October 14, 2012

Looking back, and moving forward...

On a grey, rainy day, I'm reminded of people and times from my past, and I wonder how I have let my past affect my choices about my future.

My parents each struggled with alcohol, and in varying degrees, with depression and anxiety. More than thirty years after going through the last of their fights, after "graduating" from a youth of stress and uncertainty, I still wonder how it's affected my ability to live and choose my life freely.

I think that the number one pattern in my approach to living now lies in freedom from guilt and debilitating psychological attachments. I still love things, and have sentimental attachments to my keepsakes, but little habitual behaviours like self-isolation, stubbornness, doing-it-myself, and not trusting other people's opinions have been harder to transform.

That's the big work of my life: knowing myself, and knowing how to improve myself.

In my past, I often felt awash in other people's pain, guilt or drama. As a pre-teen and a teen, I had little control over the fallout from my parents life decisions, and I had no clear idea of where I could go in my own life, or even if I would ever have my own life.

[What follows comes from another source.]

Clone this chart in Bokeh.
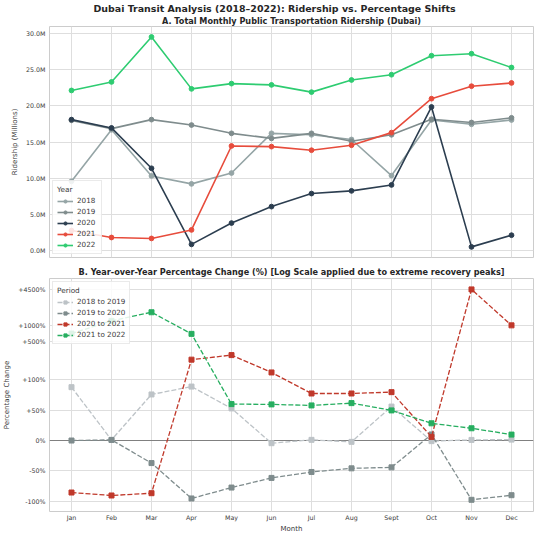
import math
from bokeh.plotting import figure
from bokeh.models import Range1d, FixedTicker, Title, Span
from bokeh.layouts import column
from bokeh.embed import file_html
from bokeh.resources import INLINE

# ---------------- data ----------------
months = ["Jan", "Feb", "Mar", "Apr", "May", "Jun", "Jul", "Aug", "Sept", "Oct", "Nov", "Dec"]
years = ["2018", "2019", "2020", "2021", "2022"]

# Ridership, millions
r2018 = [9.55, 16.7, 10.3, 9.2, 10.7, 16.2, 16.0, 15.35, 10.35, 18.05, 17.45, 18.05]
r2019 = [18.0, 16.85, 18.1, 17.35, 16.2, 15.5, 16.2, 15.1, 16.0, 18.15, 17.7, 18.35]
r2020 = [18.1, 16.95, 11.36, 0.82, 3.77, 6.05, 7.86, 8.23, 9.05, 19.85, 0.47, 2.09]
r2021 = [2.73, 1.77, 1.64, 2.82, 14.45, 14.36, 13.86, 14.55, 16.3, 21.0, 22.73, 23.18]
r2022 = [22.14, 23.32, 29.55, 22.36, 23.09, 22.91, 21.91, 23.59, 24.32, 26.95, 27.23, 25.32]

# Year-over-year change, percent
periods = ["2018 to 2019", "2019 to 2020", "2020 to 2021", "2021 to 2022"]
c1819 = [88.0, 1.0, 76.0, 89.0, 53.0, -4.4, 1.1, -2.2, 56.0, -1.0, 1.0, 1.5]
c1920 = [0.0, 1.0, -37.2, -95.6, -77.6, -61.7, -51.9, -45.9, -44.3, 10.0, -97.8, -90.2]
c2021 = [-85.8, -90.7, -86.9, 235.0, 285.0, 137.0, 77.6, 77.6, 79.8, 6.0, 4560.0, 1000.0]
c2122 = [708.0, 1210.0, 1738.0, 698.0, 60.1, 59.6, 57.9, 61.7, 49.7, 28.4, 20.2, 9.8]

ridership_ticks = [0, 5, 10, 15, 20, 25, 30]
ridership_tick_labels = ["0.0M", "5.0M", "10.0M", "15.0M", "20.0M", "25.0M", "30.0M"]
pct_ticks = [-100, -50, 0, 50, 100, 500, 1000, 4500]
pct_tick_labels = ["-100%", "-50%", "0%", "+50%", "+100%", "+500%", "+1000%", "+4500%"]

year_colors = ["#95a5a6", "#7f8c8d", "#2c3e50", "#e74c3c", "#2ecc71"]
period_colors = ["#bdc3c7", "#7f8c8d", "#c0392b", "#27ae60"]

# symmetric log transform (linear within +-100 %)
LINTHRESH = 100.0
LINSCALE = 1.0 / (1.0 - 1.0 / 10.0)


def symlog(v):
    a = abs(v)
    if a <= LINTHRESH:
        return v / LINTHRESH * LINSCALE
    return math.copysign(LINSCALE + math.log10(a / LINTHRESH), v)


FONT = "DejaVu Sans"
xs = list(range(len(months)))


def style(p):
    p.background_fill_color = "white"
    p.border_fill_color = "white"
    p.outline_line_color = "#cccccc"
    p.outline_line_width = 1
    for g in p.grid:
        g.grid_line_color = "#dedede"
        g.grid_line_width = 1
    for ax in p.axis:
        ax.axis_line_color = None
        ax.major_tick_line_color = None
        ax.minor_tick_line_color = None
        ax.major_tick_out = 0
        ax.major_tick_in = 0
        ax.minor_tick_out = 0
        ax.minor_tick_in = 0
        ax.major_label_text_font = FONT
        ax.major_label_text_font_size = "6.3px"
        ax.major_label_text_color = "#3a3a3a"
        ax.axis_label_text_font = FONT
        ax.axis_label_text_font_size = "7px"
        ax.axis_label_text_font_style = "normal"
        ax.axis_label_text_color = "#3a3a3a"
        ax.major_label_standoff = 4
        ax.axis_label_standoff = 4


def style_legend(lg, title):
    lg.title = title
    lg.title_text_font = FONT
    lg.title_text_font_size = "7.3px"
    lg.title_text_font_style = "normal"
    lg.title_text_color = "#3a3a3a"
    lg.title_standoff = 2
    lg.label_text_font = FONT
    lg.label_text_font_size = "7.2px"
    lg.label_text_color = "#3a3a3a"
    lg.label_height = 8
    lg.glyph_height = 8
    lg.glyph_width = 16
    lg.label_standoff = 4
    lg.spacing = 2
    lg.padding = 4
    lg.margin = 3
    lg.background_fill_alpha = 0.85
    lg.border_line_color = "#d6d6d6"
    lg.border_line_width = 1


# ---------------- top chart ----------------
p1 = figure(width=534, frame_height=231, output_backend="svg", toolbar_location=None,
            x_range=Range1d(-0.55, 11.55), y_range=Range1d(-1.0, 31.0),
            x_axis_location=None,
            min_border_left=41, min_border_right=1, min_border_top=23, min_border_bottom=3,
            title=None)
sub1 = Title(text="A. Total Monthly Public Transportation Ridership (Dubai)",
             align="center", text_font=FONT, text_font_size="8.15px", text_font_style="bold",
             text_color="#262626", standoff=1)
main = Title(text="Dubai Transit Analysis (2018–2022): Ridership vs. Percentage Shifts",
             align="left", offset=44, text_font=FONT, text_font_size="9.45px",
             text_font_style="bold", text_color="#262626", standoff=0)
p1.add_layout(sub1, "above")
p1.add_layout(main, "above")

series_r = [r2018, r2019, r2020, r2021, r2022]
for name, vals, col in zip(years, series_r, year_colors):
    p1.line(xs, vals, line_color=col, line_width=1.6, legend_label=name)
    p1.scatter(xs, vals, marker="circle", size=4.8, fill_color=col, line_color=col,
               legend_label=name)

p1.xgrid[0].ticker = FixedTicker(ticks=xs)
p1.yaxis.ticker = FixedTicker(ticks=ridership_ticks)
p1.yaxis.major_label_overrides = {t: l for t, l in zip(ridership_ticks, ridership_tick_labels)}
p1.yaxis.axis_label = "Ridership (Millions)"
style(p1)
p1.legend.location = "bottom_left"
style_legend(p1.legend[0], "Year")

# ---------------- bottom chart ----------------
p2 = figure(width=534, frame_height=233, output_backend="svg", toolbar_location=None,
            x_range=Range1d(-0.55, 11.55), y_range=Range1d(symlog(-100) - 0.19, 2.97),
            min_border_left=41, min_border_right=1, min_border_top=18, min_border_bottom=0,
            title=None)
sub2 = Title(text="B. Year-over-Year Percentage Change (%) [Log Scale applied due to extreme recovery peaks]",
             align="center", text_font=FONT, text_font_size="8.15px", text_font_style="bold",
             text_color="#262626", standoff=3)
p2.add_layout(sub2, "above")

zero = Span(location=symlog(0), dimension="width", line_color="#808080", line_width=1.2,
            level="underlay")
p2.add_layout(zero)

series_c = [c1819, c1920, c2021, c2122]
for name, vals, col in zip(periods, series_c, period_colors):
    tv = [symlog(v) for v in vals]
    p2.line(xs, tv, line_color=col, line_width=1.3, line_dash="5 2", legend_label=name)
    p2.scatter(xs, tv, marker="square", size=5, fill_color=col, line_color=col,
               legend_label=name)

p2.xaxis.ticker = FixedTicker(ticks=xs)
p2.xaxis.major_label_overrides = {i: m for i, m in enumerate(months)}
p2.xaxis.axis_label = "Month"
tpos = [symlog(t) for t in pct_ticks]
p2.yaxis.ticker = FixedTicker(ticks=tpos)
p2.yaxis.major_label_overrides = {t: l for t, l in zip(tpos, pct_tick_labels)}
p2.yaxis.axis_label = "Percentage Change"
style(p2)
p2.xaxis.major_label_standoff = 2
p2.xaxis.axis_label_standoff = 1
p2.legend.location = "top_left"
style_legend(p2.legend[0], "Period")

layout = column(p1, p2, spacing=0)
open("out.html", "w").write(file_html(layout, INLINE))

There was always a conflict of loyalties at hand for me. I could try to care for my family in my own way but it was an inherently selfless exercise. I wanted to be good, loyal and dutiful, but rarely did I feel acknowledged or recognized. Where was my reward in life? As a kid, I often thought in basic terms like that. Sacrifice and reward. Cause and effect.

I worried about things a lot when I was in my late teens. Worry was a major word in my vocabulary. One day, an instructor told me that I seemed to be worried about a lot of things. It just hit me, his words. I thought about how much I worried about my sister, my father, and my mother, and how helpless their situations made me feel. Over the years, as I got older and wiser, I became more confident in my role and my opinions, and less responsible for some of the things over which I had no control.

A little strategic detachment can be a good thing.